- Records:
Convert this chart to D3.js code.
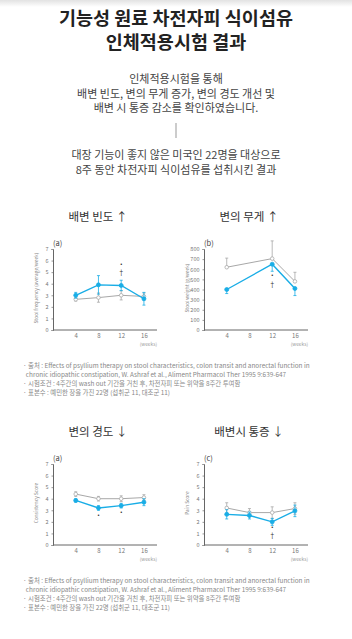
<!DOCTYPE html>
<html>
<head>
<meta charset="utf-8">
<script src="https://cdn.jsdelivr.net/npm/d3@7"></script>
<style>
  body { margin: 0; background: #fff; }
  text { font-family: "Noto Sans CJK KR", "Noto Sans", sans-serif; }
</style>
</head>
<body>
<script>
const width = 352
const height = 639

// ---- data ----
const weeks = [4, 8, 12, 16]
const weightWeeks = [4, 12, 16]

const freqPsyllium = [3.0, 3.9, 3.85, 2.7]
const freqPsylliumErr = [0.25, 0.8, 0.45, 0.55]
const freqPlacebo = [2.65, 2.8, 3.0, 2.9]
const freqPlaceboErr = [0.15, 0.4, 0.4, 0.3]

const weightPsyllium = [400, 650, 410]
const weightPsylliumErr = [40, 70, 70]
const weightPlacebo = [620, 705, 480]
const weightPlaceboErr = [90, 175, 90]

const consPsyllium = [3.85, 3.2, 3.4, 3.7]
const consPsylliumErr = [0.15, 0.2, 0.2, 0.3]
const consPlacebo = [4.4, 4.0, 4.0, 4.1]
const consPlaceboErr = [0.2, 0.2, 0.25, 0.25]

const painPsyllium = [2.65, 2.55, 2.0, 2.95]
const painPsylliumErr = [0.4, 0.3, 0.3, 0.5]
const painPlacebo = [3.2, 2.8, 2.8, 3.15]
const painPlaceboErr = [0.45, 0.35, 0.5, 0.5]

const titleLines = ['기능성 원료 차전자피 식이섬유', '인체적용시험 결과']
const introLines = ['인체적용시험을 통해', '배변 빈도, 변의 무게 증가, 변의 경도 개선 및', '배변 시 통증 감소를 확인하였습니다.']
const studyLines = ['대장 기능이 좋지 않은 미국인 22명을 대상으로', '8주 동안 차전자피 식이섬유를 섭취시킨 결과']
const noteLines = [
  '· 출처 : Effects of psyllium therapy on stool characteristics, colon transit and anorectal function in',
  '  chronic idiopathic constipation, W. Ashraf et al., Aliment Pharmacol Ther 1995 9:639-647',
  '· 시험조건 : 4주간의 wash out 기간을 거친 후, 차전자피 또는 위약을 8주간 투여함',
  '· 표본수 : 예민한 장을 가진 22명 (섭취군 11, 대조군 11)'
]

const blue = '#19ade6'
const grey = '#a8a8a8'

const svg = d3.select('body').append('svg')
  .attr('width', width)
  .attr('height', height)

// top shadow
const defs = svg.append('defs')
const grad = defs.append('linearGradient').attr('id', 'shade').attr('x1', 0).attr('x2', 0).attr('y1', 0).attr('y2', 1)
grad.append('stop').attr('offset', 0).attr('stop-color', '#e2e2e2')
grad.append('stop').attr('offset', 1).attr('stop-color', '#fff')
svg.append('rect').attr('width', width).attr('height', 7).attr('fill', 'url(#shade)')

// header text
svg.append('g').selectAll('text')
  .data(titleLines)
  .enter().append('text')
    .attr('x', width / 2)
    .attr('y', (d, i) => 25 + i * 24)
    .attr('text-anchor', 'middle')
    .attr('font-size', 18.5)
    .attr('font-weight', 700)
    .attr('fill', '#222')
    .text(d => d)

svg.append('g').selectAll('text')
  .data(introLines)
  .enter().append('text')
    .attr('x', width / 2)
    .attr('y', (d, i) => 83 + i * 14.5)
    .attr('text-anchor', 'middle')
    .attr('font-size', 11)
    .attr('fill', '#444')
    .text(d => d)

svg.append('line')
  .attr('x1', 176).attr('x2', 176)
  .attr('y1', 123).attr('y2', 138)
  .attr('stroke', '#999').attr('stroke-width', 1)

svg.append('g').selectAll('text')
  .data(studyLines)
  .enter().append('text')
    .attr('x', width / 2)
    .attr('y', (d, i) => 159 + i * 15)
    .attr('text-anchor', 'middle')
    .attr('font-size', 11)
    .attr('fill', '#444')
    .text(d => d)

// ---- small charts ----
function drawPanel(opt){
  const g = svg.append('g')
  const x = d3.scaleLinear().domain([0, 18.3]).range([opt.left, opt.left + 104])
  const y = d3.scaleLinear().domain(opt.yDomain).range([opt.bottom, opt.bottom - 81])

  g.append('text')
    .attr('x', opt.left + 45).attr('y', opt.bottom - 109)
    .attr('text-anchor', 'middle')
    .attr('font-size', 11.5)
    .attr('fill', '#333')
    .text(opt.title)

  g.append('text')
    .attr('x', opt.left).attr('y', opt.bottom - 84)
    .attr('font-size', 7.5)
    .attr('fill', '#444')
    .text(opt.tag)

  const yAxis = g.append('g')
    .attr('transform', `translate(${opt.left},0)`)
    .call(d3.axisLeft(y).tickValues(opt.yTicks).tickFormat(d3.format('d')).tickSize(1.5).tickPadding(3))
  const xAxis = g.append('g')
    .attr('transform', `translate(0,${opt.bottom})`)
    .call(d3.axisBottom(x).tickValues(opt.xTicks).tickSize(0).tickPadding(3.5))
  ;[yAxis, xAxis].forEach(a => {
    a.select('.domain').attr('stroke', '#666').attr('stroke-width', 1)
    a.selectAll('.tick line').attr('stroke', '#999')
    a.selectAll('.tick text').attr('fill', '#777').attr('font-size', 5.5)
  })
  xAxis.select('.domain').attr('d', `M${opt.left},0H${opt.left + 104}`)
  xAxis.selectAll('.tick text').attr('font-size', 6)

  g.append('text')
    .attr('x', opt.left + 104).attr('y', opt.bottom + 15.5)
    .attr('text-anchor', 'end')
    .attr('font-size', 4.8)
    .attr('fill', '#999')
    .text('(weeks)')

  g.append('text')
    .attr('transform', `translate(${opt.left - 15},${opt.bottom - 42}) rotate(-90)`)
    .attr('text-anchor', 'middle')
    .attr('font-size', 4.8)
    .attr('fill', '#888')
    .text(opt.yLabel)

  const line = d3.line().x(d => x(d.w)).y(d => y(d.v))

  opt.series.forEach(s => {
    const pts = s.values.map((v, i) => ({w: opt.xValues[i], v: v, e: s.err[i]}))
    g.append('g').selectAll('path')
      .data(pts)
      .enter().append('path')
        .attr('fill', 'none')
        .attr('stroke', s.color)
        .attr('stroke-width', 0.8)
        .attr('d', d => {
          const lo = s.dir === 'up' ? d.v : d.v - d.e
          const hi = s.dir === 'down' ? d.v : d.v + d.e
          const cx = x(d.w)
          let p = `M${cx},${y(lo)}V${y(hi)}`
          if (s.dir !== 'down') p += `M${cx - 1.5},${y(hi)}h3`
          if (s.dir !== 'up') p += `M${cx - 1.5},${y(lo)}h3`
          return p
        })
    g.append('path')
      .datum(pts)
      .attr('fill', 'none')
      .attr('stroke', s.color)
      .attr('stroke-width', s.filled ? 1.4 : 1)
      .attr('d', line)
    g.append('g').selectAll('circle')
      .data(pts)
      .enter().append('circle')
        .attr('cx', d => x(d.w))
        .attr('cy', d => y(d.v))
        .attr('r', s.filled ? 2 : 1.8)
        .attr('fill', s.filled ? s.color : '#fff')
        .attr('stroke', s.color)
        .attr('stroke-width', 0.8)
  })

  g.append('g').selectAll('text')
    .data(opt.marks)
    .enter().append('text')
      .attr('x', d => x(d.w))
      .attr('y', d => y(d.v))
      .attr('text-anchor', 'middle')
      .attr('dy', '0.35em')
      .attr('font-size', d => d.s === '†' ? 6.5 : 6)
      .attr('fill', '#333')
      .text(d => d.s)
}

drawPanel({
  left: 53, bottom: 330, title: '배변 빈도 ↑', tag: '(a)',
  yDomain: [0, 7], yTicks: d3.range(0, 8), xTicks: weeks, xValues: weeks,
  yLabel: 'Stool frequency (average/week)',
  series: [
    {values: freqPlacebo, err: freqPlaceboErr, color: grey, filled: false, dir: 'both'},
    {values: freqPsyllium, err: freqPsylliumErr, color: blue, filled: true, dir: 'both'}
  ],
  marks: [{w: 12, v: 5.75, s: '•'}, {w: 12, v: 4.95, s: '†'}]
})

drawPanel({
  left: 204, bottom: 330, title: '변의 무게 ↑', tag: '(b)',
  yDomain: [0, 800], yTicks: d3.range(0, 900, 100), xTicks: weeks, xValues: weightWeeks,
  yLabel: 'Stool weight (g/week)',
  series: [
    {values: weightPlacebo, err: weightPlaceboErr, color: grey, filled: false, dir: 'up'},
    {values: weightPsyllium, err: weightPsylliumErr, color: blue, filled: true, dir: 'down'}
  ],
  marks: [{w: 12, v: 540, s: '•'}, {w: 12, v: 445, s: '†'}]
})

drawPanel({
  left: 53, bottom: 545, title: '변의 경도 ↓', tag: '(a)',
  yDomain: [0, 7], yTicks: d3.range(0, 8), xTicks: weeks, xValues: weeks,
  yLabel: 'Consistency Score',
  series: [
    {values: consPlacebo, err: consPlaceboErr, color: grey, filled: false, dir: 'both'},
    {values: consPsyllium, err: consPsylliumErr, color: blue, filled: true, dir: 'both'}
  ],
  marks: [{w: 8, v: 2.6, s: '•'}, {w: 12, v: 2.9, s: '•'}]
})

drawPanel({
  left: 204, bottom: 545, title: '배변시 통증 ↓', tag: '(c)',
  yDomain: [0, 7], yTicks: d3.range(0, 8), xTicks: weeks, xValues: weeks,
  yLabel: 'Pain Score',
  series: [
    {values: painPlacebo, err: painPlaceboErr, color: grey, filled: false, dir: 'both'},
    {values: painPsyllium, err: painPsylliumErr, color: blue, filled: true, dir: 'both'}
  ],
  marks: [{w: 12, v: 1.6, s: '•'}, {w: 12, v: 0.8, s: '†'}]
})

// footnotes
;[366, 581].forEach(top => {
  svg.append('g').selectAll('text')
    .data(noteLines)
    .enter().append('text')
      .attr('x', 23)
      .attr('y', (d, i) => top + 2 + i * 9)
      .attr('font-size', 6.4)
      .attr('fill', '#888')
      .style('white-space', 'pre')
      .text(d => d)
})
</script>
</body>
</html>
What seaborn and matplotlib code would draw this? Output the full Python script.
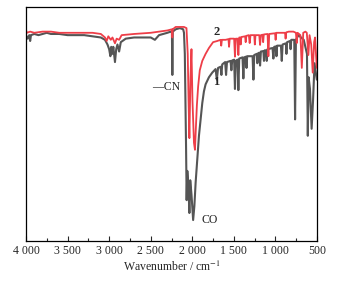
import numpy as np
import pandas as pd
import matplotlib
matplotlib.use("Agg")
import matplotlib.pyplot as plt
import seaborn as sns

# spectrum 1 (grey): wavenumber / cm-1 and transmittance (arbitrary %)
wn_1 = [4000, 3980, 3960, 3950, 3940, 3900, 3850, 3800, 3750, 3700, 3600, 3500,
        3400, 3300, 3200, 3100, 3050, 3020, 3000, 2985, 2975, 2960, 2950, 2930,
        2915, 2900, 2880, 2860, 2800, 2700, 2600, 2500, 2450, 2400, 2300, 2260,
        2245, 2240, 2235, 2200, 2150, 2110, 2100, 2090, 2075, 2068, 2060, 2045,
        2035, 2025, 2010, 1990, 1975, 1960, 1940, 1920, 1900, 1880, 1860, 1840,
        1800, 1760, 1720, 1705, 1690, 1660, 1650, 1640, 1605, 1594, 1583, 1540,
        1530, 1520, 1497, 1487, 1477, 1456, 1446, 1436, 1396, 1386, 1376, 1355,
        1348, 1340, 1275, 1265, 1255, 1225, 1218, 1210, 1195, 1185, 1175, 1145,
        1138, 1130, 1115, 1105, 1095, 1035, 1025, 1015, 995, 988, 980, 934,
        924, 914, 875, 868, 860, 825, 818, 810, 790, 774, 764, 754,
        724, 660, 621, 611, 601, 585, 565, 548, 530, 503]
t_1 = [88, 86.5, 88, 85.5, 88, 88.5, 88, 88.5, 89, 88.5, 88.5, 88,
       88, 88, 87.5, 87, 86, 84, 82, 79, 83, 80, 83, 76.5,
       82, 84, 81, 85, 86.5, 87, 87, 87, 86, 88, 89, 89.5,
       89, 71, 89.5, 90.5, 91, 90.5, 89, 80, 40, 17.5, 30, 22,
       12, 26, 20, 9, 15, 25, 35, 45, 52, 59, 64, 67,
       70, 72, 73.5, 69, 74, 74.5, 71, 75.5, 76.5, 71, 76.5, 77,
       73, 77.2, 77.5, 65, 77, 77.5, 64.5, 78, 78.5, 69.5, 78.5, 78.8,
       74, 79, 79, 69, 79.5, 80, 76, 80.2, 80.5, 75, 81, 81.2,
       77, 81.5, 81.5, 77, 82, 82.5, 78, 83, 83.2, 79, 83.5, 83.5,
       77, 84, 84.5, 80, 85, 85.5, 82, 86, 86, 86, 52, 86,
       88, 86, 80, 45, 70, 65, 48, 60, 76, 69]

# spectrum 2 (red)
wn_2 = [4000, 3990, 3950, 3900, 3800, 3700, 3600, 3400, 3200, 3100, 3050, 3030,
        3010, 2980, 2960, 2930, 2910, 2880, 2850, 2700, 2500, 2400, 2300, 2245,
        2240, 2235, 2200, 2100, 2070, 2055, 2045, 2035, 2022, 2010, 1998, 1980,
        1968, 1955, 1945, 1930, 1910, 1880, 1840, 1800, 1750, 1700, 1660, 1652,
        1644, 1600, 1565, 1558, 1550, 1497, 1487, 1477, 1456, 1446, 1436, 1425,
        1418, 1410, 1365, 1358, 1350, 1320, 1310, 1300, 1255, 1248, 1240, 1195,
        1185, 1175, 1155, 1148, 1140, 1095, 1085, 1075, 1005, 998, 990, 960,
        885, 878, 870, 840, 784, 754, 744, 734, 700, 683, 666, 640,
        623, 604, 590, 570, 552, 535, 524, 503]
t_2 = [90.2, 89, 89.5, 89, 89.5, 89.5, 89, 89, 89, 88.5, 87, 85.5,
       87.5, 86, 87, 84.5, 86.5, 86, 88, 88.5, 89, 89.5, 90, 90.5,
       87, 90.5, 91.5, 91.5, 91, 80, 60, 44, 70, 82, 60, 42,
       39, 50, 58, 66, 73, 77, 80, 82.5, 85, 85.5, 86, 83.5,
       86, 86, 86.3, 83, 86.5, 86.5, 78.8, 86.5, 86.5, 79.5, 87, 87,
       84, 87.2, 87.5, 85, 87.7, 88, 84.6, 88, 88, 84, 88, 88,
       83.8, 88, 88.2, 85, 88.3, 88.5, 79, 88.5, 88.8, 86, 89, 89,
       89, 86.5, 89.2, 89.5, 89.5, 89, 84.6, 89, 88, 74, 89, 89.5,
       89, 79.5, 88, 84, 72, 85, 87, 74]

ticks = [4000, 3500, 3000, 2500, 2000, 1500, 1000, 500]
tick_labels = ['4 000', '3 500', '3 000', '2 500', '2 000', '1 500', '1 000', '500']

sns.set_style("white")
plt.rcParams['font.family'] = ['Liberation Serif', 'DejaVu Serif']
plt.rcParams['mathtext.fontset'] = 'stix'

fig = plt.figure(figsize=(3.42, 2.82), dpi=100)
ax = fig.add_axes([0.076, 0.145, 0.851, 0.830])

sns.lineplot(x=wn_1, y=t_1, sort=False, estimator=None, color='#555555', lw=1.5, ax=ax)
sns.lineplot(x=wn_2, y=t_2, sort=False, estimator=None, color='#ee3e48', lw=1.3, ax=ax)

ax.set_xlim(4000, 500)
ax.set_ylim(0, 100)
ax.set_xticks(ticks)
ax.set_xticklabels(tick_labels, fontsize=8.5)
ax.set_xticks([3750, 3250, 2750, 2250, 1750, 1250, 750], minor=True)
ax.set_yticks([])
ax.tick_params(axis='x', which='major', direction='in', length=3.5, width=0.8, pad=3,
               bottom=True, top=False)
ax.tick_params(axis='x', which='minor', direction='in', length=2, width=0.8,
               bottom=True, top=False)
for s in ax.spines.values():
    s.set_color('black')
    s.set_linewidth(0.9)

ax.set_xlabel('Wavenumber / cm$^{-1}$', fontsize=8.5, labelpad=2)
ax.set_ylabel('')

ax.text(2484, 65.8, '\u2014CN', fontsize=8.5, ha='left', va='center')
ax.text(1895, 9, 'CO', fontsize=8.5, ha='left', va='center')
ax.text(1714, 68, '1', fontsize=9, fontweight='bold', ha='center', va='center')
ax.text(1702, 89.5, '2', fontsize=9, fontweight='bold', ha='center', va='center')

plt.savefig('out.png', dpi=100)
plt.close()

- EXERCISE REQUIREMENTS:
Return the material line for line, from its beginning to the line that contains "const weightPlaceboErr = [90, 175, 90]", with the pictures left out.

- OUTPUT FOR THIS TASK:
Convert this chart to D3.js code.
<!DOCTYPE html>
<html>
<head>
<meta charset="utf-8">
<script src="https://cdn.jsdelivr.net/npm/d3@7"></script>
<style>
  body { margin: 0; background: #fff; }
  text { font-family: "Noto Sans CJK KR", "Noto Sans", sans-serif; }
</style>
</head>
<body>
<script>
const width = 352
const height = 639

// ---- data ----
const weeks = [4, 8, 12, 16]
const weightWeeks = [4, 12, 16]

const freqPsyllium = [3.0, 3.9, 3.85, 2.7]
const freqPsylliumErr = [0.25, 0.8, 0.45, 0.55]
const freqPlacebo = [2.65, 2.8, 3.0, 2.9]
const freqPlaceboErr = [0.15, 0.4, 0.4, 0.3]

const weightPsyllium = [400, 650, 410]
const weightPsylliumErr = [40, 70, 70]
const weightPlacebo = [620, 705, 480]
const weightPlaceboErr = [90, 175, 90]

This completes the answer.